As another example, many companies have time sheets and want to keep track of billable hours, who’s not billable, and why they’re not billable.
We’re doing a project for a fairly large company that does client and professional services. We have wide access into their timesheet tracking systems and are looking for anomalies, like an employee that’s been billable at 100% for the last six months and now she’s not. Or an employee that bills time against a client project but not a billable time code under that project. Perhaps it’s an education thing where they need to bill or track their time differently.
We can bundle those anomalies into a UI for an executive to look at and make decisions from.
How often do you have to retrain the model and what does the long-term engagement look like?
Most software projects have high initial costs and then they tail down to the costs of running the servers or software.
With machine learning, it doesn’t tail down like that because you have to do the model retraining which adds spikes of additional cost to keep it working.
Retraining models is not really time-based. It’s based on the data that’s coming into the system and, if possible, we try to gather feedback from a human to see if they’re still happy with the results.
We’re looking for either a change in the incoming data or changes in the distribution of prediction.
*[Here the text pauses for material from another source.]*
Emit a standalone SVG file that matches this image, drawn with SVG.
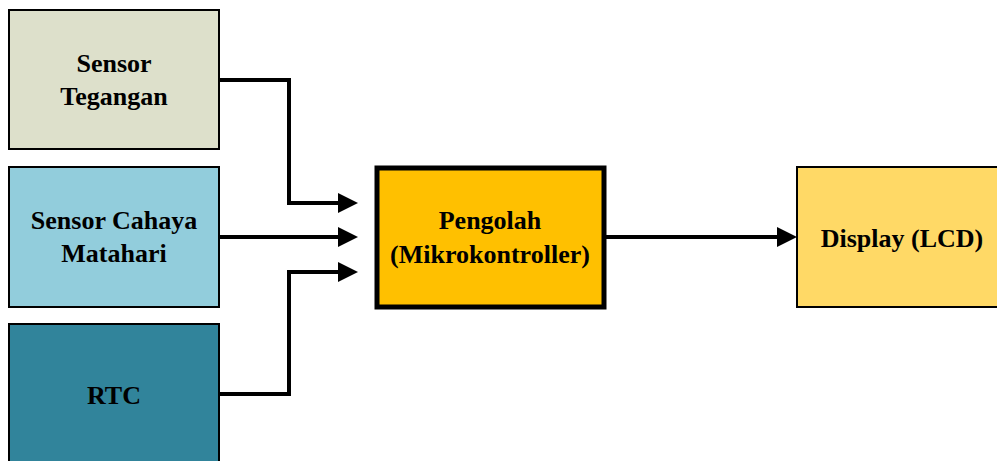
<svg xmlns="http://www.w3.org/2000/svg" width="997" height="461" viewBox="0 0 997 461">
<defs>
<style>
.box{stroke:#000;stroke-width:2}
.t{font-family:"Liberation Serif","Times New Roman",serif;font-weight:bold;font-size:26px;fill:#000;text-anchor:middle}
.c{fill:none;stroke:#000;stroke-width:4;stroke-linejoin:miter}
</style>
<marker id="ah" viewBox="0 0 20 20" refX="1" refY="10" markerWidth="20" markerHeight="20" markerUnits="userSpaceOnUse" orient="auto">
<path d="M0,0 L20,10 L0,20 Z" fill="#000"/>
</marker>
</defs>
<rect width="997" height="461" fill="#fff"/>
<g id="sensor-tegangan">
<rect class="box" x="9" y="10" width="210" height="139" fill="#DDE0CB"/>
<text class="t" x="114" y="72">Sensor</text>
<text class="t" x="114" y="105">Tegangan</text>
</g>
<g id="sensor-cahaya">
<rect class="box" x="9" y="167" width="210" height="140" fill="#92CDDC"/>
<text class="t" x="114" y="229">Sensor Cahaya</text>
<text class="t" x="114" y="262">Matahari</text>
</g>
<g id="rtc">
<rect class="box" x="9" y="324" width="210" height="150" fill="#31849B"/>
<text class="t" x="114" y="404">RTC</text>
</g>
<g id="pengolah">
<rect x="377" y="168" width="227" height="139" fill="#FFC000" stroke="#000" stroke-width="5"/>
<text class="t" x="490" y="229">Pengolah</text>
<text class="t" x="490" y="263">(Mikrokontroller)</text>
</g>
<g id="display">
<rect class="box" x="797" y="167" width="210" height="140" fill="#FFD966"/>
<text class="t" x="902" y="247">Display (LCD)</text>
</g>
<g id="connectors">
<path class="c" d="M219,80 H289 V203 H339" marker-end="url(#ah)"/>
<path class="c" d="M219,237 H339" marker-end="url(#ah)"/>
<path class="c" d="M219,394 H289 V272 H339" marker-end="url(#ah)"/>
<path class="c" d="M605,237 H778" marker-end="url(#ah)"/>
</g>
</svg>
For example, if we’re answering a yes or no question and we’ve been answering 98% yes for 6 months and all of a sudden, we see declines into 95, 93, or 87, we know something is changing there.
We try to use data-driven approaches like that to determine if it’s time for model retraining. The user feedback gives us the subjective flavor. We might hear, “your model used to give us really good data, but now the things I’m getting back aren’t useful to me anymore.”
Sometimes the data might not indicate there’s a problem but the user feedback lets us know we need to retrain.
We also have a system called the Auditor which is the tool we use to monitor our machine learning models. It has a lot of machine learning built into it as well.
Whenever we install models into a customer environment, we recommend installing the Auditor so we can monitor the model over the long term and the client can get many years of value out of the model instead of 6 months.
How do you educate people on the importance of data hygiene?
We do things like internal webinars at our clients. It is a great sales opportunity to cross-sell at a large account, but it also helps educate other people at the company about the data we’re using and the format we need the data in.
It gives us a chance to come in and partner with the IT team. It’s important to build a good connection with the IT team. You just have to recognize they are busy people so we make sure we make them understand we are partners.
They’re usually happy to make changes as long as you’re willing to make some changes for them. They’ll tweak their data pipeline or clean a pile of old data so you can train on it.
You just need to show value in return, and the value for the IT department is different from the value for the business.
What is the tech stack you use?
We settled on Vue.JS for pretty much all our UI work. It’s beginner-friendly but powerful enough for when we need to do more complex things.
On the backend, we’re pretty much all Python. We use Django and Flask depending on what the problem is. Postgres is our database of choice.
For machine learning, it’s pretty much all in PyTorch. We have some substantial investments in PDF processing technology. I haven’t seen many open-source technologies that are close to what we have, and even proprietary solutions.
PyTorch is in Python and that’s why we keep the rest of our stack in Python. It allows for a pretty easy transition between what the Data Scientists and the Engineers are working on day-to-day. It avoids unnecessary context switching.
We run all these on Kubernetes because we have to deploy to client environments on a regular basis. We essentially use Kubernetes as our deployment engine. All our client environments are consistent if we want to do updates or a restart. It allows us to run the same commands everywhere without knowing the specifics of that client environment.